It was International Coffee Day on October 1st. I didn’t participate.
The time had come for me to say goodbye to my faithful friend. Caffeine came into my life in Year 8, when school required us to rise before the sun had even emerged. The long cold mornings were fashioned in to something appealing with the promise of instant rejuvenation, straight from a mug. Warming, wakening and delicious, I guzzled through one coffee at first, then two per day. It was something like love at first sip.
It’s been eight years with my faithful companion alongside me. Unlike fine wine, my taste in coffee has not matured. And nor has my relationship with it (at best: love, at worst: not human without it).
Caffeine works like this: it stops adenosine binding to receptors in the brain, which is what makes you feel tired. It binds to the receptors instead, but without reducing brain activity. It also increases dopamine consumption in the brain, which is associated with feelings of happiness. There’s got to be a catch, right? As a seasoned coffee drinker I can say from experience that yes, there is – contrary to the rhetoric espoused by coffee shops.
Coffee got me through exams, albeit in quantities that made it difficult to focus. I sat my third chemistry A-Level exam at 9am, after four coffees, and couldn’t stop my hands shaking or my heart beating at 100mph. It was my worst mark. And yet I’d rather sit an exam in a coffee induced panic than with a brain that’s too tired to function. It was the best of a bad lot.
College was waking up at 6am and getting home at 6.30pm. I was permanently exhausted, never managing to attain more than 6 hours sleep. I did feel a bit desperate; this restless planet wasn’t facilitating my sleep pattern. My alarm going off at 6 felt like a slap in the face, which didn’t cease for the duration of the day. I came to dread that beeping sound with the same fierce vehemence that I’d reserved for One Direction music in a particularly contrarian phase of my childhood.
But regular coffees (at least 3) throughout the day, could temporarily revive me from my zombie state… before crushing me with the inevitable caffeine low, letting fatigue return in increased quantities.
At some point, I saw a doctor. I was sick of the fact that I could barely participate in my own life. My friends didn’t seem to be crippled by lack of sleep; I wasn’t sure why my own day had such intense ups and downs. Every time I felt my energy dipping, I’d grab a coffee. Of all the things I could be addicted to, it seemed like the healthiest. Coffee is backed by scientists. Apparently it can make you live longer, and increases neurological activity and performance. I can’t deny it, in one exam I felt my hand gliding along the paper with a force of its own, spouting sentences in ink, before they’d even reached my mind.
As a runner, caffeine speeds you up.
As a worker, caffeine speeds you up.
But, as a worrier, caffeine speeds the world up.

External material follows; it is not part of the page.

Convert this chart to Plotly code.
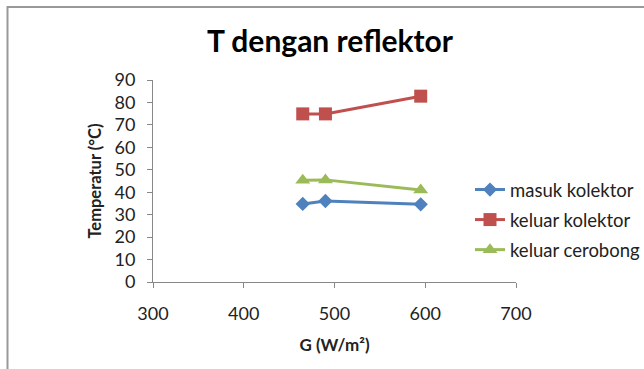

So this week, I decided to give up coffee for a week, to see how it felt.
Saturday: 7am and there’s drilling outside. After waking up on the wrong side of the bed, the ghastly reality of my experiment takes hold, as I grip a warm cup of squash in my hand. What have I got myself in for?
Sunday: Decaf is love. Decaf is life. I am fooling myself into thinking I’m drinking coffee. Sadly the placebo effect only works if you believe in it.
Monday: I slept in the day. I’ve never done that before.
Tuesday: Things are happening more slowly. I thought I’d hate that but I feel like there’s more time in the day. I am reading without feeling restless. Margaret Atwood can thank me later.
Wednesday: I really miss coffee. I miss the highs and the happy feeling.
Thursday: I think it’s harder to focus without coffee. Running was also so hard, I felt like I was dragging my body along.
Friday: I don’t think I want to cut coffee out of my life completely. Iced coffee is calling me.
Wow. It was a bland, sad and slow week without caffeine, but time went more slowly. I was more calm, and somehow more present. It is tricky to know what life is like without something until you give it up. But, for me, the benefits of caffeine outweigh the negatives. It’s important to remember that caffeine should only be celebrated in moderation, and reminding yourself that you can live without anything is an important wake up call. Don’t listen to the coffee shops telling you to drink up. Take it slowly.
So, should you give up coffee? Give it up for a week and decide.